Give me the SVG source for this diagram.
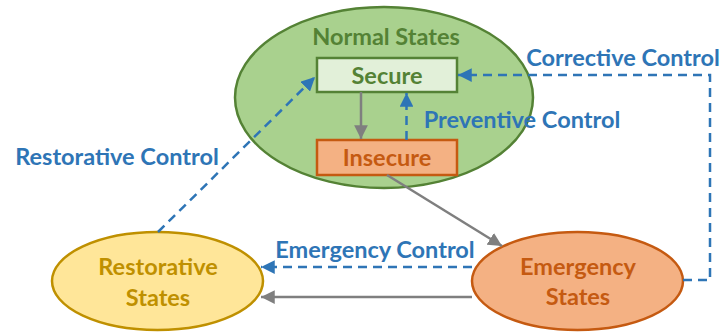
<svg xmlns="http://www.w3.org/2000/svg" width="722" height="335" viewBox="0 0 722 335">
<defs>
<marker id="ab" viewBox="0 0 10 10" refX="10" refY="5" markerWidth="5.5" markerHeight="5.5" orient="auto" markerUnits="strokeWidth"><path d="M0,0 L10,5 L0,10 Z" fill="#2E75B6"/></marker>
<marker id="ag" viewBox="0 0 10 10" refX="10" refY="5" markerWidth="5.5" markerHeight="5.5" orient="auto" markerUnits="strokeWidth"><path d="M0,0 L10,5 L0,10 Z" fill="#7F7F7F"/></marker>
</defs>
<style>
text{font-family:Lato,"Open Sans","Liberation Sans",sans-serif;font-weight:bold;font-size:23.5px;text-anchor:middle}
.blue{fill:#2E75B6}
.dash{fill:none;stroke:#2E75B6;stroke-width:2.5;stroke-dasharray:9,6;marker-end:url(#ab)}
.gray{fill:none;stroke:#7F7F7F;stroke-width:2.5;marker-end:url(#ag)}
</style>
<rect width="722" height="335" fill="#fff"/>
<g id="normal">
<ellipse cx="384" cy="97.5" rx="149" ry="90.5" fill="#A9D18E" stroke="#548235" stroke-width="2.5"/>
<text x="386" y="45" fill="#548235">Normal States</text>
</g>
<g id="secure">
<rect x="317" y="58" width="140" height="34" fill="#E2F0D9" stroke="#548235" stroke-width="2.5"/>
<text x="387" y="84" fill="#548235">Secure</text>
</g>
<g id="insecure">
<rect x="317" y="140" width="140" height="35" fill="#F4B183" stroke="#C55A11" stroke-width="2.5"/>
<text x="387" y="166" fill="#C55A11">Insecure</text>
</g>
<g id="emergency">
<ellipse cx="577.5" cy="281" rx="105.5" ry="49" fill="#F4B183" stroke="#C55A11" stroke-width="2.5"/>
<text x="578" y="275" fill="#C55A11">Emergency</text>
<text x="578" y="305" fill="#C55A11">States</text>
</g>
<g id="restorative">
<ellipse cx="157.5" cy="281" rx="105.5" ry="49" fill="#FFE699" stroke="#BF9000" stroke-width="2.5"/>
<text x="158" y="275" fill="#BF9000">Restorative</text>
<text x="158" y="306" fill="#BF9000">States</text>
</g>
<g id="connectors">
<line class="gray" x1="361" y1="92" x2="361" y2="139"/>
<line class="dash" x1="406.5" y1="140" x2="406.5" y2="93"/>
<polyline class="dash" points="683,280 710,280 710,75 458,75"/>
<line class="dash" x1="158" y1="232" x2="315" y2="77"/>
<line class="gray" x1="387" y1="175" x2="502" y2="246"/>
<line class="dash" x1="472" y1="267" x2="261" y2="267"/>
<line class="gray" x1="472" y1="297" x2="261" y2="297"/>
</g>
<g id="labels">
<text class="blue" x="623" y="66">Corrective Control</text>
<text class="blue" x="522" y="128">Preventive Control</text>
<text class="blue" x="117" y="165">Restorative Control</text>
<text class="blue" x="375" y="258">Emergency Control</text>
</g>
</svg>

━━━━━━━━━━━━━━━━━━━━

#### Aim
Restate the whole listing above exactly, please, omitting every image.

#### Full answer
Give me the SVG source for this diagram.
<svg xmlns="http://www.w3.org/2000/svg" width="722" height="335" viewBox="0 0 722 335">
<defs>
<marker id="ab" viewBox="0 0 10 10" refX="10" refY="5" markerWidth="5.5" markerHeight="5.5" orient="auto" markerUnits="strokeWidth"><path d="M0,0 L10,5 L0,10 Z" fill="#2E75B6"/></marker>
<marker id="ag" viewBox="0 0 10 10" refX="10" refY="5" markerWidth="5.5" markerHeight="5.5" orient="auto" markerUnits="strokeWidth"><path d="M0,0 L10,5 L0,10 Z" fill="#7F7F7F"/></marker>
</defs>
<style>
text{font-family:Lato,"Open Sans","Liberation Sans",sans-serif;font-weight:bold;font-size:23.5px;text-anchor:middle}
.blue{fill:#2E75B6}
.dash{fill:none;stroke:#2E75B6;stroke-width:2.5;stroke-dasharray:9,6;marker-end:url(#ab)}
.gray{fill:none;stroke:#7F7F7F;stroke-width:2.5;marker-end:url(#ag)}
</style>
<rect width="722" height="335" fill="#fff"/>
<g id="normal">
<ellipse cx="384" cy="97.5" rx="149" ry="90.5" fill="#A9D18E" stroke="#548235" stroke-width="2.5"/>
<text x="386" y="45" fill="#548235">Normal States</text>
</g>
<g id="secure">
<rect x="317" y="58" width="140" height="34" fill="#E2F0D9" stroke="#548235" stroke-width="2.5"/>
<text x="387" y="84" fill="#548235">Secure</text>
</g>
<g id="insecure">
<rect x="317" y="140" width="140" height="35" fill="#F4B183" stroke="#C55A11" stroke-width="2.5"/>
<text x="387" y="166" fill="#C55A11">Insecure</text>
</g>
<g id="emergency">
<ellipse cx="577.5" cy="281" rx="105.5" ry="49" fill="#F4B183" stroke="#C55A11" stroke-width="2.5"/>
<text x="578" y="275" fill="#C55A11">Emergency</text>
<text x="578" y="305" fill="#C55A11">States</text>
</g>
<g id="restorative">
<ellipse cx="157.5" cy="281" rx="105.5" ry="49" fill="#FFE699" stroke="#BF9000" stroke-width="2.5"/>
<text x="158" y="275" fill="#BF9000">Restorative</text>
<text x="158" y="306" fill="#BF9000">States</text>
</g>
<g id="connectors">
<line class="gray" x1="361" y1="92" x2="361" y2="139"/>
<line class="dash" x1="406.5" y1="140" x2="406.5" y2="93"/>
<polyline class="dash" points="683,280 710,280 710,75 458,75"/>
<line class="dash" x1="158" y1="232" x2="315" y2="77"/>
<line class="gray" x1="387" y1="175" x2="502" y2="246"/>
<line class="dash" x1="472" y1="267" x2="261" y2="267"/>
<line class="gray" x1="472" y1="297" x2="261" y2="297"/>
</g>
<g id="labels">
<text class="blue" x="623" y="66">Corrective Control</text>
<text class="blue" x="522" y="128">Preventive Control</text>
<text class="blue" x="117" y="165">Restorative Control</text>
<text class="blue" x="375" y="258">Emergency Control</text>
</g>
</svg>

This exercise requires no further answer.